## Extracted material
***

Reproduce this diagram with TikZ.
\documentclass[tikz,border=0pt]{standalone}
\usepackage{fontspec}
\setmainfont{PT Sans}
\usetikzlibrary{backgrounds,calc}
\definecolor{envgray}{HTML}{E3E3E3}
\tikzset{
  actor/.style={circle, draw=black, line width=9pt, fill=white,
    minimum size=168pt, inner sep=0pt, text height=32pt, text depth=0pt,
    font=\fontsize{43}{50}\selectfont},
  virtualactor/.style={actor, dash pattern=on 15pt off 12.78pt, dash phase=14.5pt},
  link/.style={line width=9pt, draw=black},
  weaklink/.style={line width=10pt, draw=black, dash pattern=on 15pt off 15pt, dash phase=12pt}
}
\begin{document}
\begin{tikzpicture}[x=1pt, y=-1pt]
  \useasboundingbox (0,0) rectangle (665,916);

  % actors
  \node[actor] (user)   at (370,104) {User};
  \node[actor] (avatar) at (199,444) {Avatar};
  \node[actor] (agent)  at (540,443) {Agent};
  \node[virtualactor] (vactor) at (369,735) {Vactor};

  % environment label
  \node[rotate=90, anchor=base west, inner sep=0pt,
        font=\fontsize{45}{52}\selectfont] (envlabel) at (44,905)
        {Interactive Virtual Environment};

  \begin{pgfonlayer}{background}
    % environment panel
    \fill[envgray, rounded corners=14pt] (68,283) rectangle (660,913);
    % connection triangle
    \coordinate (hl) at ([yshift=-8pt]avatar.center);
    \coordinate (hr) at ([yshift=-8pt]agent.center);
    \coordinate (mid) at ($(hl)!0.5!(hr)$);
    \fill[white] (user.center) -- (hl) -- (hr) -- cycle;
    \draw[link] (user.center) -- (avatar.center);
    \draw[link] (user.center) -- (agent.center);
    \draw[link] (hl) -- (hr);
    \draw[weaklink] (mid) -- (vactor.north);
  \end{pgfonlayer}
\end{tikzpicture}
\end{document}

***

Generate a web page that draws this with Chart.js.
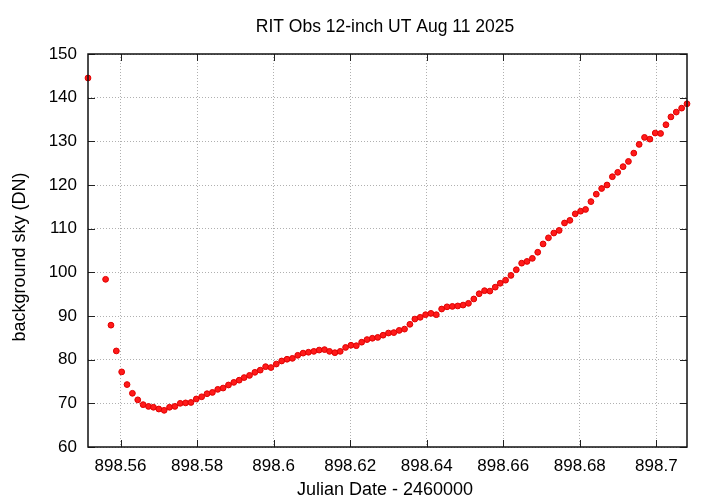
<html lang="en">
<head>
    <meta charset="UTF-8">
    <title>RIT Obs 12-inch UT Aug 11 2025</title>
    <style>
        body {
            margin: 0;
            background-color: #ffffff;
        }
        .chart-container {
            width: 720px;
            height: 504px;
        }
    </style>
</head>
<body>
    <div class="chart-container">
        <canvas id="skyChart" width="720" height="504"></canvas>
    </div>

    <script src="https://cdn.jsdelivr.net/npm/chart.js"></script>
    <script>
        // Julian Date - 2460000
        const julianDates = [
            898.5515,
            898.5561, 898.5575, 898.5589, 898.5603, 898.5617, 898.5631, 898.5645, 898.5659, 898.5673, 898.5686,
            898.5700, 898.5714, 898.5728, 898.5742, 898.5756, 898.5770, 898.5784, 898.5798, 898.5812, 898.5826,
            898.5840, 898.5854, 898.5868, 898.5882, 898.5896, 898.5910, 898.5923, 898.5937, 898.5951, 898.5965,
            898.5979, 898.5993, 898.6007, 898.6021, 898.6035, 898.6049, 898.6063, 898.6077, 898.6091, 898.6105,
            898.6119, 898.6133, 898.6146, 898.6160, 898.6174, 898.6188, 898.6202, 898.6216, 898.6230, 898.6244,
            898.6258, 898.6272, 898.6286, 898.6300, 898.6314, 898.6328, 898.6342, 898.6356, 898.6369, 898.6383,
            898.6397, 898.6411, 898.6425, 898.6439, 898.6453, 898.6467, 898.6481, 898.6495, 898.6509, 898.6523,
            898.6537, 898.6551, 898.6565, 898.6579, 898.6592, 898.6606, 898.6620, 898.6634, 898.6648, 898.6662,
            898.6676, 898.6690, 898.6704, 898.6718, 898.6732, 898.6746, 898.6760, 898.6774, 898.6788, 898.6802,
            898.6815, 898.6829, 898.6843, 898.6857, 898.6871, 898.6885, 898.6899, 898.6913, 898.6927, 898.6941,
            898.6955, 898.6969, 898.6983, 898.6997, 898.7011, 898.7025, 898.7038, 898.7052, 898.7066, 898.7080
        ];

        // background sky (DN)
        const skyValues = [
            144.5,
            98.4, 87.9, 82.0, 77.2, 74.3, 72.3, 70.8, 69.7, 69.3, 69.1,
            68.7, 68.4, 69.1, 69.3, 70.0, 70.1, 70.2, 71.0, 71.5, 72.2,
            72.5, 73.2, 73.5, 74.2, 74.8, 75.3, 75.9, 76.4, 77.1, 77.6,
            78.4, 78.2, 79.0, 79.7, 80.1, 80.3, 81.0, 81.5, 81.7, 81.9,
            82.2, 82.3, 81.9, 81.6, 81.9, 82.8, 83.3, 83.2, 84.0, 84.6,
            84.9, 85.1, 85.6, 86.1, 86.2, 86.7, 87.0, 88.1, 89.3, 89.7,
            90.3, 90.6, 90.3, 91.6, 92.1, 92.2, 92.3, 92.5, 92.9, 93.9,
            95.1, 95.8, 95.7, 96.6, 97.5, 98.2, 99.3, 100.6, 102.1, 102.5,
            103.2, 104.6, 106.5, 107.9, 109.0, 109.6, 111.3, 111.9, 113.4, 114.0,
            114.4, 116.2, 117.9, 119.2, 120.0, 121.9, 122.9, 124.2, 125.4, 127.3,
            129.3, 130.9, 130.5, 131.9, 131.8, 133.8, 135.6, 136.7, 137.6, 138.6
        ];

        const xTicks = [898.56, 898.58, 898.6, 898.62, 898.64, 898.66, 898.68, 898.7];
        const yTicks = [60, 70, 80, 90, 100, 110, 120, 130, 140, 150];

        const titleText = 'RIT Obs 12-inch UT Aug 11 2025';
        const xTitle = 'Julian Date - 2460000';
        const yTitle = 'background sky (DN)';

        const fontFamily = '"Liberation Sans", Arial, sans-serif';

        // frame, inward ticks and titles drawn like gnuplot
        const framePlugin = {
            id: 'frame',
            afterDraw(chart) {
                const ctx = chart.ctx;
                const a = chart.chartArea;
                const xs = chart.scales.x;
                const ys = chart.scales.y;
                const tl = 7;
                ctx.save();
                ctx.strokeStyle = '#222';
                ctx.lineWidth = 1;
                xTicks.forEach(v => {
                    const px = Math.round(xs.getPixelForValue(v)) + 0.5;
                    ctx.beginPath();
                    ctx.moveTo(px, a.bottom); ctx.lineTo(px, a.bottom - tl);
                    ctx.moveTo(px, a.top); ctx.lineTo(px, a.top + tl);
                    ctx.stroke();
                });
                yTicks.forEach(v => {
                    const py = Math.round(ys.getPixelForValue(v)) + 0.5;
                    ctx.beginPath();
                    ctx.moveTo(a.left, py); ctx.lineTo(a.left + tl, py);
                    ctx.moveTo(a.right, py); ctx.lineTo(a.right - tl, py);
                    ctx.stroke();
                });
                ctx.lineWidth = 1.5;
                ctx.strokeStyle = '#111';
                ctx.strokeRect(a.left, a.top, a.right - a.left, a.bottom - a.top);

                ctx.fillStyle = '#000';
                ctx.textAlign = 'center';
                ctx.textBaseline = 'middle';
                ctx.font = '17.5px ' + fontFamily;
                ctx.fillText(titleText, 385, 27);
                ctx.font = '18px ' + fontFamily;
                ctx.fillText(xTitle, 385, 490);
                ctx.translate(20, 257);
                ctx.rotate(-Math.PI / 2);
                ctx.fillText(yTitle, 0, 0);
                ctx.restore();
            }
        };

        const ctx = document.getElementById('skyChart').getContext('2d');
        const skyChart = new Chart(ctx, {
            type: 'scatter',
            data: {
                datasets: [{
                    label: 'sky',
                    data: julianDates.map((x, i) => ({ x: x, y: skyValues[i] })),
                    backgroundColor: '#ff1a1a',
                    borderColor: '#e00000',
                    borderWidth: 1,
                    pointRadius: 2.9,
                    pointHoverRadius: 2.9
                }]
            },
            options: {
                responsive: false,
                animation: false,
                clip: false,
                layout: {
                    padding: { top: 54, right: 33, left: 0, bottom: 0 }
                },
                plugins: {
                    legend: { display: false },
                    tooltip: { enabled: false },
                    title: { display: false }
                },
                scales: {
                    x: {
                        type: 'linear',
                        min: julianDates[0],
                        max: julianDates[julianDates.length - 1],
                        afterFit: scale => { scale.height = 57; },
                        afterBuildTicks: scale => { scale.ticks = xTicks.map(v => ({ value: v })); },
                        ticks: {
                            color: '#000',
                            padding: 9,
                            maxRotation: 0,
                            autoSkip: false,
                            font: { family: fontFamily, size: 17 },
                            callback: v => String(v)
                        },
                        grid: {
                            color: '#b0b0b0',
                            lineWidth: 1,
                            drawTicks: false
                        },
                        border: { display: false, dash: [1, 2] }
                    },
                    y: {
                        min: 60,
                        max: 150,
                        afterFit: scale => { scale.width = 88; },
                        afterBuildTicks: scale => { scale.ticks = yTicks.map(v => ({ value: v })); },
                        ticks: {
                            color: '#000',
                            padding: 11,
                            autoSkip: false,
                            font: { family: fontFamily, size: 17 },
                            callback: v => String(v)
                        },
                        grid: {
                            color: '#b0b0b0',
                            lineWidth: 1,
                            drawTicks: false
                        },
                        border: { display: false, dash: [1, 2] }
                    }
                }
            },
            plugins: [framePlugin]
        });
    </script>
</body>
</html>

***

## Goal
Reply with the number of lines in the data that include the string "this" and nothing else.

## Full answer
2